Dans Ahouvi le dramaturge israélien Yuval Rozman met en scène avec une touche d’humour la fragilité de la relation amoureuse et ses liens avec la politique. À voir dans le cadre du festival Amiens Tout monde.
« Je doute beaucoup. Ça agace parfois ceux qui m’entourent. C’est dans l’écriture que j’affirme mes désirs, mes goûts, mes choix. » Loin d’être un handicap pour Yuval Rozman, le fait d’hésiter, de se sentir partagé entre des aspirations contradictoires ou difficilement conciliables se révèle un moteur efficace pour son travail de dramaturge. Ce déchirement est d’ailleurs au cœur de sa dernière pièce, Ahouvi, où Virgile et Tamar ayant vécu une histoire d’amour particulièrement intense sont au bord de la séparation. Tamar est ssraélienne, Virgile est français. À travers eux, c’est un peu sa propre histoire, complexe, avec la France qu’évoque Yuval Rozman – avec aussi en toile de fond le conflit israélo-palestinien. Ce spectacle s’inscrit dans une série commencée avec Tunnel Boring Machine racontant la relation amoureuse à Gaza dans un tunnel construit par le Hamas entre un Palestinien et un Israélien, suivi de The Jewish Hour sur la question religieuse.

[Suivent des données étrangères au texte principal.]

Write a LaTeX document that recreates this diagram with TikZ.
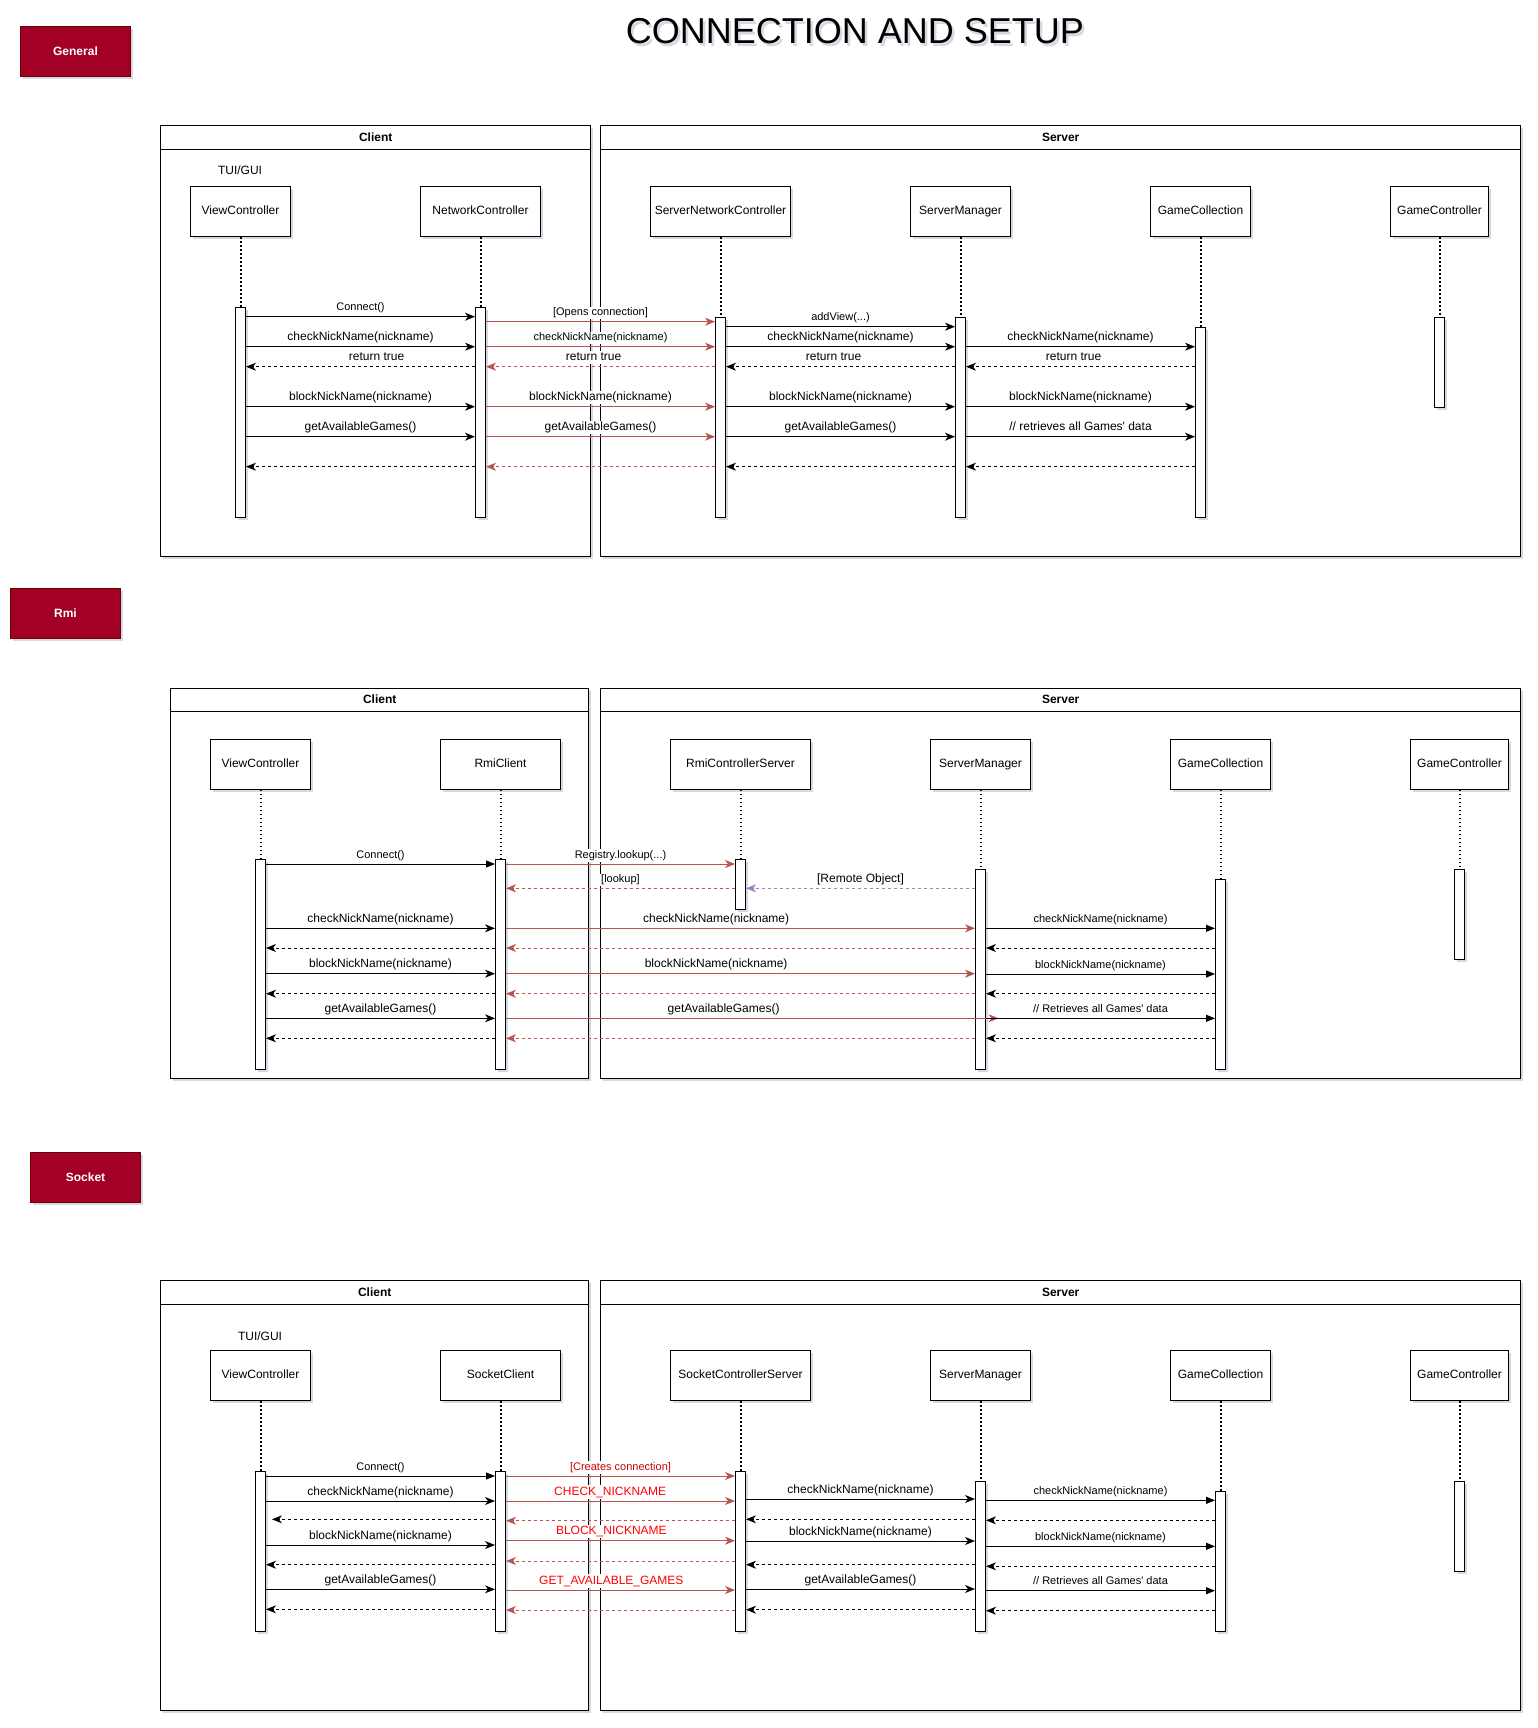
\documentclass[tikz,border=0pt]{standalone}
\usepackage{fontspec}
\setmainfont{Liberation Sans}
\usetikzlibrary{arrows.meta,shadows}
\newcommand{\fsz}[1]{\fontsize{#1}{#1}\selectfont}
\definecolor{crimson}{HTML}{A20025}
\definecolor{crimsonline}{HTML}{6F0000}
\definecolor{msgred}{HTML}{B85450}
\definecolor{msgpurple}{HTML}{A680B8}
\definecolor{txtred}{HTML}{FF0000}
\definecolor{txtdarkred}{HTML}{CC0000}
\definecolor{shade}{HTML}{8C94B0}

\begin{document}
\begin{tikzpicture}[x=1pt,y=-1pt,line width=1pt]
\tikzset{
  soft/.style={drop shadow={shadow xshift=2.5pt,shadow yshift=-2.5pt,opacity=.35,fill=shade}},
  frame/.style={draw,fill=white,soft},
  part/.style={draw,fill=white,soft,minimum height=50,inner sep=0pt,font=\fsz{12},text height=8.7pt,text depth=2.5pt},
  act/.style={draw,fill=white,soft,minimum width=10,inner sep=0pt,anchor=north},
  tag/.style={draw=crimsonline,fill=crimson,soft,text=white,minimum width=110,minimum height=50,inner sep=0pt,font=\bfseries\fsz{12},anchor=north west},
  life/.style={line width=2pt,dash pattern=on 1.8pt off 2.2pt},
  call/.style={-{Stealth[length=10pt,width=8pt,inset=3pt]}},
  blk/.style={-{Triangle[length=9pt,width=7pt]}},
  ret/.style={call,dash pattern=on 3pt off 3pt},
  rcall/.style={call,draw=msgred},
  rret/.style={ret,draw=msgred},
  lbl/.style={fill=white,inner sep=1pt,anchor=south,yshift=2pt,font=\fsz{12},text height=8.7pt,text depth=2.5pt},
  sml/.style={lbl,font=\fsz{11},text height=8pt,text depth=2.3pt},
  head/.style={font=\bfseries\fsz{12}}
}
\path[use as bounding box,fill=white] (0,0) rectangle (1537,1728);

\node[font=\fsz{36},text=shade,opacity=.35] (titleshade) at (857.5,34) {CONNECTION AND SETUP};
\node[font=\fsz{36}] (title) at (855,31) {CONNECTION AND SETUP};
\node[tag] (general) at (20,26) {General};
\node[tag] (rmi) at (10,588) {Rmi};
\node[tag] (socket) at (30,1152) {Socket};

% ---------------- General ----------------
\draw[frame] (160.7,126) rectangle (590.7,556);
\draw (160.7,149.3) -- (590.7,149.3);
\node[head] (client1) at (375.7,137.7) {Client};
\draw[frame] (600.7,126) rectangle (1520.7,556);
\draw (600.7,149.3) -- (1520.7,149.3);
\node[head] (server1) at (1060.7,137.7) {Server};
\node[font=\fsz{12}] (tui1) at (240,170.7) {TUI/GUI};

\node[part,minimum width=100] (vc1) at (240.5,211.3) {ViewController};
\node[part,minimum width=120] (nc1) at (480.5,211.3) {NetworkController};
\node[part,minimum width=140] (snc1) at (720.5,211.3) {ServerNetworkController};
\node[part,minimum width=100] (sm1) at (960.5,211.3) {ServerManager};
\node[part,minimum width=100] (gcl1) at (1200.5,211.3) {GameCollection};
\node[part,minimum width=98] (gct1) at (1439.5,211.3) {GameController};

\node[act,minimum height=210] (vc1b) at (240.5,306.7) {};
\node[act,minimum height=210] (nc1b) at (480.5,306.7) {};
\node[act,minimum height=200] (snc1b) at (720.5,316.7) {};
\node[act,minimum height=200] (sm1b) at (960.5,316.7) {};
\node[act,minimum height=190] (gcl1b) at (1200.5,326.7) {};
\node[act,minimum height=90] (gct1b) at (1439.5,316.7) {};
\foreach \p in {vc1,nc1,snc1,sm1,gcl1,gct1}
  \draw[life] (\p.south) -- (\p b.north);

\draw[call] (vc1b.east |- 0,316.7) -- node[sml]{Connect()} (nc1b.west |- 0,316.7);
\draw[call] (vc1b.east |- 0,346.7) -- node[lbl]{checkNickName(nickname)} (nc1b.west |- 0,346.7);
\draw[ret] (nc1b.west |- 0,366.7) -- node[lbl,pos=.43]{return true} (vc1b.east |- 0,366.7);
\draw[call] (vc1b.east |- 0,406.7) -- node[lbl]{blockNickName(nickname)} (nc1b.west |- 0,406.7);
\draw[call] (vc1b.east |- 0,436.7) -- node[lbl]{getAvailableGames()} (nc1b.west |- 0,436.7);
\draw[ret] (nc1b.west |- 0,466.7) -- (vc1b.east |- 0,466.7);

\draw[rcall] (nc1b.east |- 0,321.7) -- node[sml]{[Opens connection]} (snc1b.west |- 0,321.7);
\draw[rcall] (nc1b.east |- 0,346.7) -- node[sml]{checkNickName(nickname)} (snc1b.west |- 0,346.7);
\draw[rret] (snc1b.west |- 0,366.7) -- node[lbl,pos=.53]{return true} (nc1b.east |- 0,366.7);
\draw[rcall] (nc1b.east |- 0,406.7) -- node[lbl]{blockNickName(nickname)} (snc1b.west |- 0,406.7);
\draw[rcall] (nc1b.east |- 0,436.7) -- node[lbl]{getAvailableGames()} (snc1b.west |- 0,436.7);
\draw[rret] (snc1b.west |- 0,466.7) -- (nc1b.east |- 0,466.7);

\draw[call] (snc1b.east |- 0,326.7) -- node[sml]{addView(...)} (sm1b.west |- 0,326.7);
\draw[call] (snc1b.east |- 0,346.7) -- node[lbl]{checkNickName(nickname)} (sm1b.west |- 0,346.7);
\draw[ret] (sm1b.west |- 0,366.7) -- node[lbl,pos=.53]{return true} (snc1b.east |- 0,366.7);
\draw[call] (snc1b.east |- 0,406.7) -- node[lbl]{blockNickName(nickname)} (sm1b.west |- 0,406.7);
\draw[call] (snc1b.east |- 0,436.7) -- node[lbl]{getAvailableGames()} (sm1b.west |- 0,436.7);
\draw[ret] (sm1b.west |- 0,466.7) -- (snc1b.east |- 0,466.7);

\draw[call] (sm1b.east |- 0,346.7) -- node[lbl]{checkNickName(nickname)} (gcl1b.west |- 0,346.7);
\draw[ret] (gcl1b.west |- 0,366.7) -- node[lbl,pos=.53]{return true} (sm1b.east |- 0,366.7);
\draw[call] (sm1b.east |- 0,406.7) -- node[lbl]{blockNickName(nickname)} (gcl1b.west |- 0,406.7);
\draw[call] (sm1b.east |- 0,436.7) -- node[lbl]{// retrieves all Games\textquotesingle{} data} (gcl1b.west |- 0,436.7);
\draw[ret] (gcl1b.west |- 0,466.7) -- (sm1b.east |- 0,466.7);

% ---------------- Rmi ----------------
\draw[frame] (170.7,688) rectangle (588.7,1078);
\draw (170.7,711.3) -- (588.7,711.3);
\node[head] (client2) at (379.7,699.7) {Client};
\draw[frame] (600.7,688) rectangle (1520.7,1078);
\draw (600.7,711.3) -- (1520.7,711.3);
\node[head] (server2) at (1060.7,699.7) {Server};

\node[part,minimum width=100] (vc2) at (260.5,764) {ViewController};
\node[part,minimum width=120] (rc2) at (500.5,764) {RmiClient};
\node[part,minimum width=140] (rcs2) at (740.5,764) {RmiControllerServer};
\node[part,minimum width=100] (sm2) at (980.5,764) {ServerManager};
\node[part,minimum width=100] (gcl2) at (1220.5,764) {GameCollection};
\node[part,minimum width=98] (gct2) at (1459.5,764) {GameController};

\node[act,minimum height=210] (vc2b) at (260.5,859) {};
\node[act,minimum height=210] (rc2b) at (500.5,859) {};
\node[act,minimum height=50] (rcs2b) at (740.5,859) {};
\node[act,minimum height=200] (sm2b) at (980.5,869) {};
\node[act,minimum height=190] (gcl2b) at (1220.5,879) {};
\node[act,minimum height=90] (gct2b) at (1459.5,869) {};
\foreach \p in {vc2,rc2,rcs2,sm2,gcl2,gct2}
  \draw[life] (\p.south) -- (\p b.north);

\draw[blk] (vc2b.east |- 0,864) -- node[sml]{Connect()} (rc2b.west |- 0,864);
\draw[call] (vc2b.east |- 0,928.3) -- node[lbl]{checkNickName(nickname)} (rc2b.west |- 0,928.3);
\draw[ret] (rc2b.west |- 0,948) -- (vc2b.east |- 0,948);
\draw[call] (vc2b.east |- 0,973.7) -- node[lbl]{blockNickName(nickname)} (rc2b.west |- 0,973.7);
\draw[ret] (rc2b.west |- 0,993.7) -- (vc2b.east |- 0,993.7);
\draw[call] (vc2b.east |- 0,1018.3) -- node[lbl]{getAvailableGames()} (rc2b.west |- 0,1018.3);
\draw[ret] (rc2b.west |- 0,1038.3) -- (vc2b.east |- 0,1038.3);

\draw[rcall] (rc2b.east |- 0,864) -- node[sml]{Registry.lookup(...)} (rcs2b.west |- 0,864);
\draw[rret] (rcs2b.west |- 0,888.3) -- node[sml]{[lookup]} (rc2b.east |- 0,888.3);
\draw[ret,draw=msgpurple] (sm2b.west |- 0,888.3) -- node[lbl]{[Remote Object]} (rcs2b.east |- 0,888.3);
\draw[rcall] (rc2b.east |- 0,928.3) -- node[lbl,pos=.448]{checkNickName(nickname)} (sm2b.west |- 0,928.3);
\draw[rret] (sm2b.west |- 0,948) -- (rc2b.east |- 0,948);
\draw[rcall] (rc2b.east |- 0,973.7) -- node[lbl,pos=.448]{blockNickName(nickname)} (sm2b.west |- 0,973.7);
\draw[rret] (sm2b.west |- 0,993.7) -- (rc2b.east |- 0,993.7);
\draw[rcall,shorten >=-23.5pt] (rc2b.east |- 0,1018.3) -- node[lbl,pos=.464]{getAvailableGames()} (sm2b.west |- 0,1018.3);
\draw[rret] (sm2b.west |- 0,1038.3) -- (rc2b.east |- 0,1038.3);

\draw[blk] (sm2b.east |- 0,928.3) -- node[sml]{checkNickName(nickname)} (gcl2b.west |- 0,928.3);
\draw[ret] (gcl2b.west |- 0,948) -- (sm2b.east |- 0,948);
\draw[blk] (sm2b.east |- 0,974) -- node[sml]{blockNickName(nickname)} (gcl2b.west |- 0,974);
\draw[ret] (gcl2b.west |- 0,993.7) -- (sm2b.east |- 0,993.7);
\draw[blk] (sm2b.east |- 0,1018.3) -- node[sml]{// Retrieves all Games\textquotesingle{} data} (gcl2b.west |- 0,1018.3);
\draw[ret] (gcl2b.west |- 0,1038.3) -- (sm2b.east |- 0,1038.3);

% ---------------- Socket ----------------
\draw[frame] (160.7,1280.7) rectangle (588.7,1710.7);
\draw (160.7,1304) -- (588.7,1304);
\node[head] (client3) at (374.7,1292.4) {Client};
\draw[frame] (600.7,1280.7) rectangle (1520.7,1710.7);
\draw (600.7,1304) -- (1520.7,1304);
\node[head] (server3) at (1060.7,1292.4) {Server};
\node[font=\fsz{12}] (tui3) at (260,1335.7) {TUI/GUI};

\node[part,minimum width=100] (vc3) at (260.5,1375.8) {ViewController};
\node[part,minimum width=120] (scl3) at (500.5,1375.8) {SocketClient};
\node[part,minimum width=140] (scs3) at (740.5,1375.8) {SocketControllerServer};
\node[part,minimum width=100] (sm3) at (980.5,1375.8) {ServerManager};
\node[part,minimum width=100] (gcl3) at (1220.5,1375.8) {GameCollection};
\node[part,minimum width=98] (gct3) at (1459.5,1375.8) {GameController};

\node[act,minimum height=160] (vc3b) at (260.5,1471) {};
\node[act,minimum height=160] (scl3b) at (500.5,1471) {};
\node[act,minimum height=160] (scs3b) at (740.5,1471) {};
\node[act,minimum height=150] (sm3b) at (980.5,1481) {};
\node[act,minimum height=140] (gcl3b) at (1220.5,1491) {};
\node[act,minimum height=90] (gct3b) at (1459.5,1481) {};
\foreach \p in {vc3,scl3,scs3,sm3,gcl3,gct3}
  \draw[life] (\p.south) -- (\p b.north);

\draw[blk] (vc3b.east |- 0,1476) -- node[sml]{Connect()} (scl3b.west |- 0,1476);
\draw[call] (vc3b.east |- 0,1501) -- node[lbl]{checkNickName(nickname)} (scl3b.west |- 0,1501);
\draw[ret,shorten >=6pt] (scl3b.west |- 0,1519.3) -- (vc3b.east |- 0,1519.3);
\draw[call] (vc3b.east |- 0,1545) -- node[lbl]{blockNickName(nickname)} (scl3b.west |- 0,1545);
\draw[ret] (scl3b.west |- 0,1564.7) -- (vc3b.east |- 0,1564.7);
\draw[call] (vc3b.east |- 0,1589.3) -- node[lbl]{getAvailableGames()} (scl3b.west |- 0,1589.3);
\draw[ret] (scl3b.west |- 0,1609.3) -- (vc3b.east |- 0,1609.3);

\draw[rcall] (scl3b.east |- 0,1476) -- node[sml,text=txtdarkred]{[Creates connection]} (scs3b.west |- 0,1476);
\draw[rcall] (scl3b.east |- 0,1501) -- node[lbl,pos=.455,text=txtred]{CHECK\_NICKNAME} (scs3b.west |- 0,1501);
\draw[rret] (scs3b.west |- 0,1520.7) -- (scl3b.east |- 0,1520.7);
\draw[rcall] (scl3b.east |- 0,1540.7) -- node[lbl,pos=.46,text=txtred]{BLOCK\_NICKNAME} (scs3b.west |- 0,1540.7);
\draw[rret] (scs3b.west |- 0,1561) -- (scl3b.east |- 0,1561);
\draw[rcall] (scl3b.east |- 0,1590) -- node[lbl,pos=.46,text=txtred]{GET\_AVAILABLE\_GAMES} (scs3b.west |- 0,1590);
\draw[rret] (scs3b.west |- 0,1610) -- (scl3b.east |- 0,1610);

\draw[call] (scs3b.east |- 0,1499) -- node[lbl]{checkNickName(nickname)} (sm3b.west |- 0,1499);
\draw[ret] (sm3b.west |- 0,1519.3) -- (scs3b.east |- 0,1519.3);
\draw[call] (scs3b.east |- 0,1541) -- node[lbl]{blockNickName(nickname)} (sm3b.west |- 0,1541);
\draw[ret] (sm3b.west |- 0,1564.7) -- (scs3b.east |- 0,1564.7);
\draw[call] (scs3b.east |- 0,1589) -- node[lbl]{getAvailableGames()} (sm3b.west |- 0,1589);
\draw[ret] (sm3b.west |- 0,1609.7) -- (scs3b.east |- 0,1609.7);

\draw[blk] (sm3b.east |- 0,1500.3) -- node[sml]{checkNickName(nickname)} (gcl3b.west |- 0,1500.3);
\draw[ret] (gcl3b.west |- 0,1520.3) -- (sm3b.east |- 0,1520.3);
\draw[blk] (sm3b.east |- 0,1546.3) -- node[sml]{blockNickName(nickname)} (gcl3b.west |- 0,1546.3);
\draw[ret] (gcl3b.west |- 0,1566.3) -- (sm3b.east |- 0,1566.3);
\draw[blk] (sm3b.east |- 0,1590.7) -- node[sml]{// Retrieves all Games\textquotesingle{} data} (gcl3b.west |- 0,1590.7);
\draw[ret] (gcl3b.west |- 0,1610.7) -- (sm3b.east |- 0,1610.7);
\end{tikzpicture}
\end{document}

Ces deux pièces constituaient les premiers pans d’un triptyque dont le troisième volet, Adesh, devait traiter de la question économique en Israël et plus particulièrement des colonies. Pour l’écrire, Yuval Rozman a passé deux mois en Cisjordanie. « Je suis parti avec mon chien Elio en me disant qu’en cas de difficultés avec les colons sa douceur aiderait à entrer en relation. Ma situation en Israël n’est pas simple. C’est un pays que j’ai fui du fait de mes prises de position critiques vis-à-vis du gouvernement et en faveur des Palestiniens : je n’avais plus aucun soutien financier en tant qu’artiste. Cela a été une chance pour moi de pouvoir travailler en France. En même temps mon pays me manque. » À la suite de son séjour en Cisjordanie, il s’installe à Marseille dans le cadre d’une résidence d’artiste à Montevideo. Là au lieu de s’attaquer à Adesh, il écrit un en temps record Ahouvi. « C’est venu d’un coup presque sans que je m’en rende compte. D’habitude il me faut au moins dix-huit mois pour écrire un spectacle. Là je l’ai littéralement vomi. C’est une pièce sur l’amour et la perte de l’utopie. Israël était une utopie pour mes grands-parents. Pour moi la France était une utopie. Mais ce n’est plus le cas aujourd’hui avec la montée de l’extrême droite, de la xénophobie et de l’antisémitisme. »
Précisons qu’en hébreux « ahouvi » signifie « amour ». Par le biais de Tamar et Virgile, Yuval Rozman expose le seuil critique d’une relation amoureuse où continuer à vivre ensemble paraît impossible, mais se séparer aussi est impossible. « Le spectacle démarre dans des tonalités pastel sur un mode Lalaland. Sur scène il y a un chien. Symbole de leur amour, mais aussi du refus de regarder la réalité en face. Beaucoup de rancœur s’est accumulée entre eux. La pièce oscille entre raconter et vivre. Le plateau est un dispositif quadrifrontal qui tient à la fois de la cérémonie et du tribunal. Les acteurs prennent le public à partie. Chacun donne sa version des événements ; ce n’est pas manichéen. Il y a de la violence, mais elle est cachée. Ils la vivent, mais ne la montrent pas. Dans ce spectacle, j’interroge la culture de la victimisation. J’essaie de rendre compte des relations politiques qui se tissent entre humains. Dans la Bible, Tamar est une des filles de David. On dit qu’elle est très belle. Elle est violée par son frère. Alors elle sort sur la place publique et après avoir arraché ses vêtements, elle dénonce son frère. Dans la pièce Tamar, qui a d’abord tout fait pour sauver leur amour vacillant, est celle qui dit le non majuscule. »
Ahouvi, de et par Yuval Rozman, à la Maison de la Culture d’Amiens, les 4 et 5 avril. Dans le cadre du festival Amiens Tout monde.